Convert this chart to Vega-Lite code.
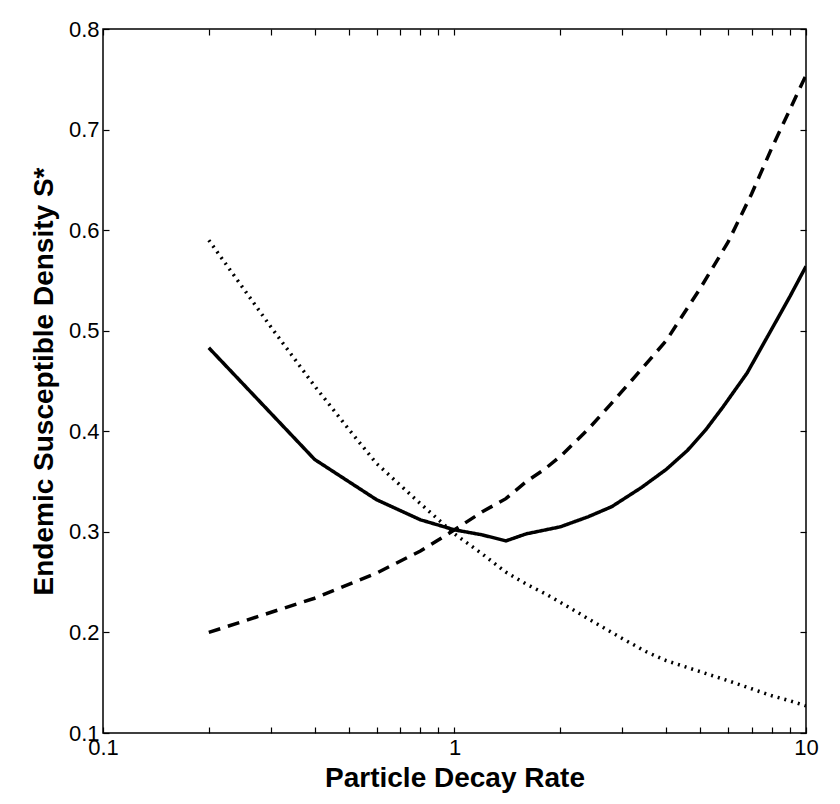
{
  "$schema": "https://vega.github.io/schema/vega-lite/v6.json",
  "width": 703,
  "height": 704,
  "autosize": "none",
  "padding": {"left": 103, "top": 29, "right": 34, "bottom": 71},
  "background": "white",
  "config": {
    "view": {"stroke": "black", "strokeWidth": 1.5},
    "axis": {
      "domain": false,
      "grid": false,
      "tickColor": "black",
      "tickWidth": 1.2,
      "tickSize": -6,
      "labelFont": "Liberation Sans",
      "labelFontSize": 22,
      "labelColor": "black",
      "titleFont": "Liberation Sans",
      "titleFontSize": 28,
      "titleFontWeight": "bold",
      "titleColor": "black"
    }
  },
  "data": {
    "values": [
      {"x": 0.2, "y": 0.483, "s": "solid"},
      {"x": 0.4, "y": 0.372, "s": "solid"},
      {"x": 0.6, "y": 0.332, "s": "solid"},
      {"x": 0.8, "y": 0.312, "s": "solid"},
      {"x": 1.0, "y": 0.302, "s": "solid"},
      {"x": 1.2, "y": 0.297, "s": "solid"},
      {"x": 1.4, "y": 0.291, "s": "solid"},
      {"x": 1.6, "y": 0.298, "s": "solid"},
      {"x": 2.0, "y": 0.305, "s": "solid"},
      {"x": 2.4, "y": 0.315, "s": "solid"},
      {"x": 2.8, "y": 0.325, "s": "solid"},
      {"x": 3.4, "y": 0.344, "s": "solid"},
      {"x": 4.0, "y": 0.362, "s": "solid"},
      {"x": 4.6, "y": 0.381, "s": "solid"},
      {"x": 5.2, "y": 0.402, "s": "solid"},
      {"x": 5.8, "y": 0.424, "s": "solid"},
      {"x": 6.8, "y": 0.458, "s": "solid"},
      {"x": 8.0, "y": 0.502, "s": "solid"},
      {"x": 9.0, "y": 0.534, "s": "solid"},
      {"x": 10.0, "y": 0.564, "s": "solid"},
      {"x": 0.2, "y": 0.200, "s": "dashed"},
      {"x": 0.4, "y": 0.234, "s": "dashed"},
      {"x": 0.6, "y": 0.259, "s": "dashed"},
      {"x": 0.8, "y": 0.281, "s": "dashed"},
      {"x": 1.0, "y": 0.302, "s": "dashed"},
      {"x": 1.2, "y": 0.320, "s": "dashed"},
      {"x": 1.4, "y": 0.333, "s": "dashed"},
      {"x": 1.6, "y": 0.350, "s": "dashed"},
      {"x": 1.8, "y": 0.362, "s": "dashed"},
      {"x": 2.0, "y": 0.375, "s": "dashed"},
      {"x": 2.4, "y": 0.402, "s": "dashed"},
      {"x": 2.8, "y": 0.428, "s": "dashed"},
      {"x": 3.2, "y": 0.451, "s": "dashed"},
      {"x": 4.0, "y": 0.490, "s": "dashed"},
      {"x": 5.0, "y": 0.542, "s": "dashed"},
      {"x": 6.0, "y": 0.588, "s": "dashed"},
      {"x": 7.0, "y": 0.636, "s": "dashed"},
      {"x": 8.0, "y": 0.682, "s": "dashed"},
      {"x": 9.0, "y": 0.720, "s": "dashed"},
      {"x": 10.0, "y": 0.754, "s": "dashed"},
      {"x": 0.2, "y": 0.590, "s": "dotted"},
      {"x": 0.3, "y": 0.504, "s": "dotted"},
      {"x": 0.4, "y": 0.445, "s": "dotted"},
      {"x": 0.5, "y": 0.402, "s": "dotted"},
      {"x": 0.6, "y": 0.368, "s": "dotted"},
      {"x": 0.8, "y": 0.328, "s": "dotted"},
      {"x": 1.0, "y": 0.298, "s": "dotted"},
      {"x": 1.2, "y": 0.278, "s": "dotted"},
      {"x": 1.4, "y": 0.260, "s": "dotted"},
      {"x": 1.6, "y": 0.248, "s": "dotted"},
      {"x": 1.8, "y": 0.239, "s": "dotted"},
      {"x": 2.0, "y": 0.230, "s": "dotted"},
      {"x": 2.5, "y": 0.210, "s": "dotted"},
      {"x": 3.0, "y": 0.194, "s": "dotted"},
      {"x": 3.5, "y": 0.181, "s": "dotted"},
      {"x": 4.0, "y": 0.172, "s": "dotted"},
      {"x": 5.0, "y": 0.161, "s": "dotted"},
      {"x": 6.0, "y": 0.152, "s": "dotted"},
      {"x": 7.0, "y": 0.144, "s": "dotted"},
      {"x": 8.0, "y": 0.137, "s": "dotted"},
      {"x": 9.0, "y": 0.132, "s": "dotted"},
      {"x": 10.0, "y": 0.127, "s": "dotted"}
    ]
  },
  "layer": [
    {
      "mark": {"type": "line", "color": "black", "clip": true},
      "encoding": {
        "x": {
          "field": "x", "type": "quantitative",
          "scale": {"type": "log", "domain": [0.1, 10], "nice": false},
          "axis": {
            "orient": "bottom",
            "title": "Particle Decay Rate",
            "values": [0.1, 0.2, 0.3, 0.4, 0.5, 0.6, 0.7, 0.8, 0.9, 1, 2, 3, 4, 5, 6, 7, 8, 9, 10],
            "labelExpr": "datum.value == 0.1 || datum.value == 1 || datum.value == 10 ? datum.value : ''",
            "labelPadding": 10,
            "labelFlush": false,
            "labelOverlap": false,
            "titlePadding": 6
          }
        },
        "y": {
          "field": "y", "type": "quantitative",
          "scale": {"domain": [0.1, 0.8], "nice": false, "zero": false},
          "axis": {
            "orient": "left",
            "title": "Endemic Susceptible Density S*",
            "values": [0.1, 0.2, 0.3, 0.4, 0.5, 0.6, 0.7, 0.8],
            "format": ".1f",
            "labelPadding": 10,
            "labelFlush": false,
            "labelOverlap": false,
            "titlePadding": 10
          }
        },
        "detail": {"field": "s", "type": "nominal"},
        "strokeDash": {
          "field": "s", "type": "nominal",
          "scale": {"domain": ["solid", "dashed", "dotted"], "range": [[1, 0], [12, 8], [2, 5]]},
          "legend": null
        },
        "strokeWidth": {
          "field": "s", "type": "nominal",
          "scale": {"domain": ["solid", "dashed", "dotted"], "range": [3.5, 3.5, 1.3]},
          "legend": null
        }
      }
    },
    {
      "mark": {"type": "point", "opacity": 0},
      "encoding": {
        "x": {
          "field": "x", "type": "quantitative",
          "axis": {
            "orient": "top",
            "title": null,
            "labels": false,
            "values": [0.1, 0.2, 0.3, 0.4, 0.5, 0.6, 0.7, 0.8, 0.9, 1, 2, 3, 4, 5, 6, 7, 8, 9, 10]
          }
        },
        "y": {
          "field": "y", "type": "quantitative",
          "axis": {
            "orient": "right",
            "title": null,
            "labels": false,
            "values": [0.1, 0.2, 0.3, 0.4, 0.5, 0.6, 0.7, 0.8]
          }
        }
      }
    }
  ]
}
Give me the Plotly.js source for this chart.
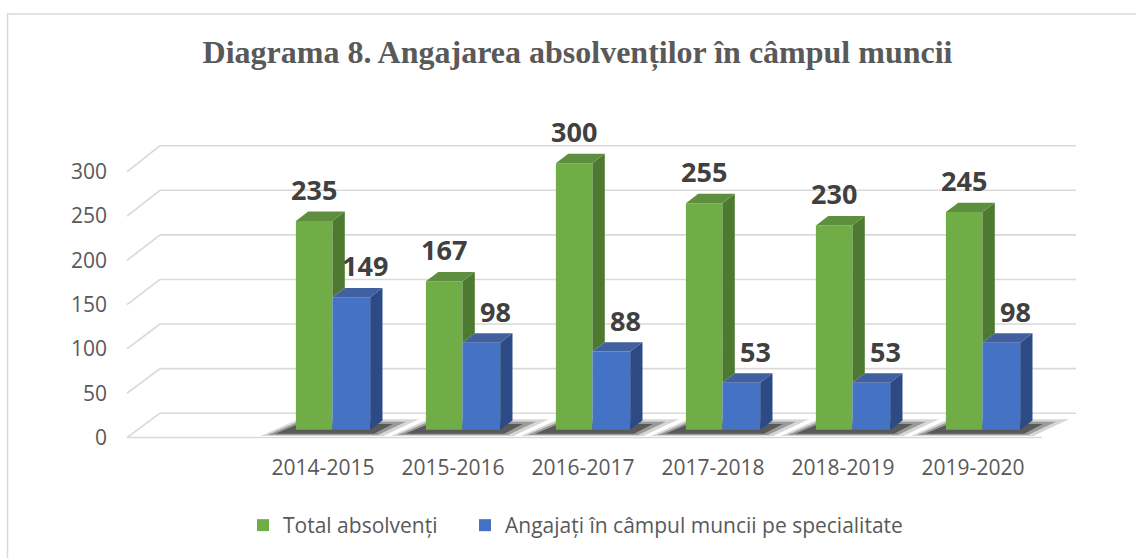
<!DOCTYPE html>
<html>
<head>
<meta charset="utf-8">
<script src="https://cdn.plot.ly/plotly-3.0.1.min.js"></script>
<style>
  html, body { margin: 0; padding: 0; background: #ffffff; }
  #chart { width: 1136px; height: 558px; }
</style>
</head>
<body>
<div id="chart"></div>
<script>
// ---- data ----
const categories = ['2014-2015', '2015-2016', '2016-2017', '2017-2018', '2018-2019', '2019-2020'];
const totalAbsolventi = [235, 167, 300, 255, 230, 245];
const angajatiSpecialitate = [149, 98, 88, 53, 53, 98];
const yTickValues = [0, 50, 100, 150, 200, 250, 300];
const seriesNames = ['Total absolvenți', 'Angajați în câmpul muncii pe specialitate'];
const chartTitle = 'Diagrama 8. Angajarea absolvenților în câmpul muncii';

// ---- geometry (pixel mapping of the 3D frame) ----
const W = 1136, H = 558;
const ML = 120, MR = 56, MT = 110, MB = 113;
const PX0 = 333, PXU = 130;      // pixel of category 0, pixels per category
const PY0 = 431.7, PYU = 0.894;  // pixel of value 0 on the bar plane, pixels per unit
const toX = px => (px - PX0) / PXU;
const toY = py => (PY0 - py) / PYU;
const DX = 12.3 / PXU;           // depth offset in x units
const DY = 9.4 / PYU;            // depth offset in y units
const GO = -0.2854, GW = 0.2815; // green bar offset / width
const BO = GO + GW, BW = 0.29;   // blue bar offset / width

const idx = categories.map((c, i) => i);

// label axis (front plane)
const LY0 = 439.5, LYU = 0.891;
const plotBottom = H - MB, plotTop = MT;

// ---- faces ----
function polys(builder) {
  const xs = [], ys = [];
  idx.forEach(i => {
    const pts = builder(i);
    pts.forEach(p => { xs.push(p[0]); ys.push(p[1]); });
    xs.push(pts[0][0]); ys.push(pts[0][1]);
    xs.push(null); ys.push(null);
  });
  return {xs, ys};
}
const greenSide = polys(i => {
  const x1 = i + GO + GW, v = totalAbsolventi[i], b = angajatiSpecialitate[i];
  return [[x1, b], [x1, v], [x1 + DX, v + DY], [x1 + DX, b + DY]];
});
const greenTop = polys(i => {
  const x0 = i + GO, x1 = x0 + GW, v = totalAbsolventi[i];
  return [[x0, v], [x1, v], [x1 + DX, v + DY], [x0 + DX, v + DY]];
});
const blueSide = polys(i => {
  const x2 = i + BO + BW, b = angajatiSpecialitate[i];
  return [[x2, 0], [x2, b], [x2 + DX, b + DY], [x2 + DX, DY]];
});
const blueTop = polys(i => {
  const x1 = i + BO, x2 = x1 + BW, b = angajatiSpecialitate[i];
  return [[x1, b], [x2, b], [x2 + DX, b + DY], [x1 + DX, b + DY]];
});

function faceTrace(p, color) {
  return {
    type: 'scatter', x: p.xs, y: p.ys, mode: 'lines', fill: 'toself',
    fillcolor: color, line: {width: 0, color: color},
    hoverinfo: 'skip', showlegend: false
  };
}

const traces = [
  {
    type: 'bar', name: seriesNames[0], x: idx, y: totalAbsolventi,
    offset: GO, width: GW, legend: 'legend',
    marker: {color: '#70ad47', line: {width: 0}},
    hovertemplate: '%{y}<extra>' + seriesNames[0] + '</extra>'
  },
  {
    type: 'bar', name: seriesNames[1], x: idx, y: angajatiSpecialitate,
    offset: BO, width: BW, legend: 'legend2',
    marker: {color: '#4472c4', line: {width: 0}},
    hovertemplate: '%{y}<extra>' + seriesNames[1] + '</extra>'
  },
  faceTrace(greenSide, '#4d7a30'),
  faceTrace(greenTop, '#5e8f3e'),
  faceTrace(blueSide, '#2b4a86'),
  faceTrace(blueTop, '#41609f'),
  // anchor for the label axis
  {type: 'scatter', x: [0], y: [0], yaxis: 'y2', mode: 'markers',
   marker: {opacity: 0}, hoverinfo: 'skip', showlegend: false}
];

// ---- shapes: 3D grid frame, floor shadows, chart border ----
const gridColor = '#d9d9d9';
const shapes = [];
yTickValues.forEach(t => {
  const backY = toY(415 - 0.897 * t);
  const frontY = toY(LY0 - LYU * t);
  shapes.push({type: 'line', layer: 'below', xref: 'x', yref: 'y',
    x0: toX(160), x1: toX(1076), y0: backY, y1: backY,
    line: {color: gridColor, width: 1.6}});
  shapes.push({type: 'line', layer: 'below', xref: 'x', yref: 'y',
    x0: toX(127), x1: toX(160), y0: frontY, y1: backY,
    line: {color: gridColor, width: 1.6}});
});
shapes.push({type: 'line', layer: 'below', xref: 'x', yref: 'y',
  x0: toX(127), x1: toX(1042), y0: toY(LY0), y1: toY(LY0),
  line: {color: gridColor, width: 1.6}});

idx.forEach(i => {
  const x0 = i + GO, x2 = i + BO + BW;
  const layers = [
    [[[x0 - 0.27, toY(438)], [x2 + 0.10, toY(438)], [x2 + DX + 0.28, toY(421)], [x0 + 0.02, toY(421)]], 'rgba(0,0,0,0.16)'],
    [[[x0 - 0.22, toY(437)], [x2 + 0.06, toY(437)], [x2 + DX + 0.18, toY(423.5)], [x0 + 0.02, toY(423.5)]], 'rgba(0,0,0,0.28)'],
    [[[x0 - 0.16, toY(435.8)], [x2 + 0.03, toY(435.8)], [x2 + DX + 0.08, toY(426)], [x0 + 0.02, toY(426)]], 'rgba(0,0,0,0.42)']
  ];
  layers.forEach(([pts, col]) => {
    const path = 'M' + pts.map(p => p[0] + ',' + p[1]).join(' L') + ' Z';
    shapes.push({type: 'path', layer: 'below', xref: 'x', yref: 'y', path: path,
      fillcolor: col, line: {width: 0}});
  });
});

const pw = W - ML - MR, ph = H - MT - MB;
const pxToPaperX = px => (px - ML) / pw;
const pyToPaperY = py => (plotBottom - py) / ph;
shapes.push({type: 'rect', layer: 'below', xref: 'paper', yref: 'paper',
  x0: pxToPaperX(7.5), x1: pxToPaperX(1145), y0: pyToPaperY(13.5), y1: pyToPaperY(570),
  line: {color: '#d9d9d9', width: 1.5}, fillcolor: 'rgba(0,0,0,0)'});

// ---- data labels ----
const labelFont = {family: 'Open Sans', size: 27, color: '#404040', weight: 700};
const annotations = [];
idx.forEach(i => {
  annotations.push({x: i + GO + GW / 2, y: totalAbsolventi[i], xref: 'x', yref: 'y',
    text: '<b>' + totalAbsolventi[i] + '</b>', showarrow: false, yanchor: 'bottom',
    yshift: 11, font: labelFont});
  annotations.push({x: i + BO + BW / 2, y: angajatiSpecialitate[i], xref: 'x', yref: 'y',
    text: '<b>' + angajatiSpecialitate[i] + '</b>', showarrow: false, yanchor: 'bottom',
    xshift: 14, yshift: 11, font: labelFont});
});

const tickFont = {family: 'Open Sans', size: 21, color: '#595959'};
const legendBase = {
  orientation: 'h', xref: 'paper', yref: 'paper',
  y: pyToPaperY(528), xanchor: 'left', yanchor: 'middle',
  font: tickFont, bgcolor: 'rgba(0,0,0,0)'
};

const layout = {
  width: W, height: H,
  margin: {l: ML, r: MR, t: MT, b: MB, pad: 0},
  paper_bgcolor: '#ffffff', plot_bgcolor: 'rgba(0,0,0,0)',
  barmode: 'overlay',
  title: {
    text: '<b>' + chartTitle + '</b>',
    font: {family: 'Liberation Serif', size: 32, color: '#595959'},
    xref: 'container', yref: 'container', x: 577.5 / W, y: 1 - 52 / H,
    xanchor: 'center', yanchor: 'middle'
  },
  xaxis: {
    range: [toX(ML), toX(W - MR)], fixedrange: true,
    showgrid: false, zeroline: false, showline: false, ticks: '',
    tickvals: idx.map(i => i - 10 / PXU), ticktext: categories,
    tickfont: tickFont, ticklabelstandoff: 10
  },
  yaxis: {
    range: [toY(plotBottom), toY(plotTop)], fixedrange: true,
    showgrid: false, zeroline: false, showline: false, showticklabels: false, ticks: ''
  },
  yaxis2: {
    overlaying: 'y', side: 'left', fixedrange: true,
    range: [(LY0 - plotBottom) / LYU, (LY0 - plotTop) / LYU],
    tickvals: yTickValues, ticktext: yTickValues.map(String),
    showgrid: false, zeroline: false, showline: false, ticks: '',
    tickfont: tickFont, ticklabelstandoff: 12
  },
  legend: Object.assign({}, legendBase, {x: pxToPaperX(243)}),
  legend2: Object.assign({}, legendBase, {x: pxToPaperX(465)}),
  shapes: shapes,
  annotations: annotations,
  showlegend: true
};

Plotly.newPlot('chart', traces, layout, {displayModeBar: false, staticPlot: true});
</script>
</body>
</html>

:::::

Requirements:
Give again, exactly as written, only the lines that start at the one with "Give me the Plotly.js source for this chart." and end at the one with "const plotBottom = H - MB, plotTop = MT;", both included. Skip any pictures.

Worked solution:
Give me the Plotly.js source for this chart.
<!DOCTYPE html>
<html>
<head>
<meta charset="utf-8">
<script src="https://cdn.plot.ly/plotly-3.0.1.min.js"></script>
<style>
  html, body { margin: 0; padding: 0; background: #ffffff; }
  #chart { width: 1136px; height: 558px; }
</style>
</head>
<body>
<div id="chart"></div>
<script>
// ---- data ----
const categories = ['2014-2015', '2015-2016', '2016-2017', '2017-2018', '2018-2019', '2019-2020'];
const totalAbsolventi = [235, 167, 300, 255, 230, 245];
const angajatiSpecialitate = [149, 98, 88, 53, 53, 98];
const yTickValues = [0, 50, 100, 150, 200, 250, 300];
const seriesNames = ['Total absolvenți', 'Angajați în câmpul muncii pe specialitate'];
const chartTitle = 'Diagrama 8. Angajarea absolvenților în câmpul muncii';

// ---- geometry (pixel mapping of the 3D frame) ----
const W = 1136, H = 558;
const ML = 120, MR = 56, MT = 110, MB = 113;
const PX0 = 333, PXU = 130;      // pixel of category 0, pixels per category
const PY0 = 431.7, PYU = 0.894;  // pixel of value 0 on the bar plane, pixels per unit
const toX = px => (px - PX0) / PXU;
const toY = py => (PY0 - py) / PYU;
const DX = 12.3 / PXU;           // depth offset in x units
const DY = 9.4 / PYU;            // depth offset in y units
const GO = -0.2854, GW = 0.2815; // green bar offset / width
const BO = GO + GW, BW = 0.29;   // blue bar offset / width

const idx = categories.map((c, i) => i);

// label axis (front plane)
const LY0 = 439.5, LYU = 0.891;
const plotBottom = H - MB, plotTop = MT;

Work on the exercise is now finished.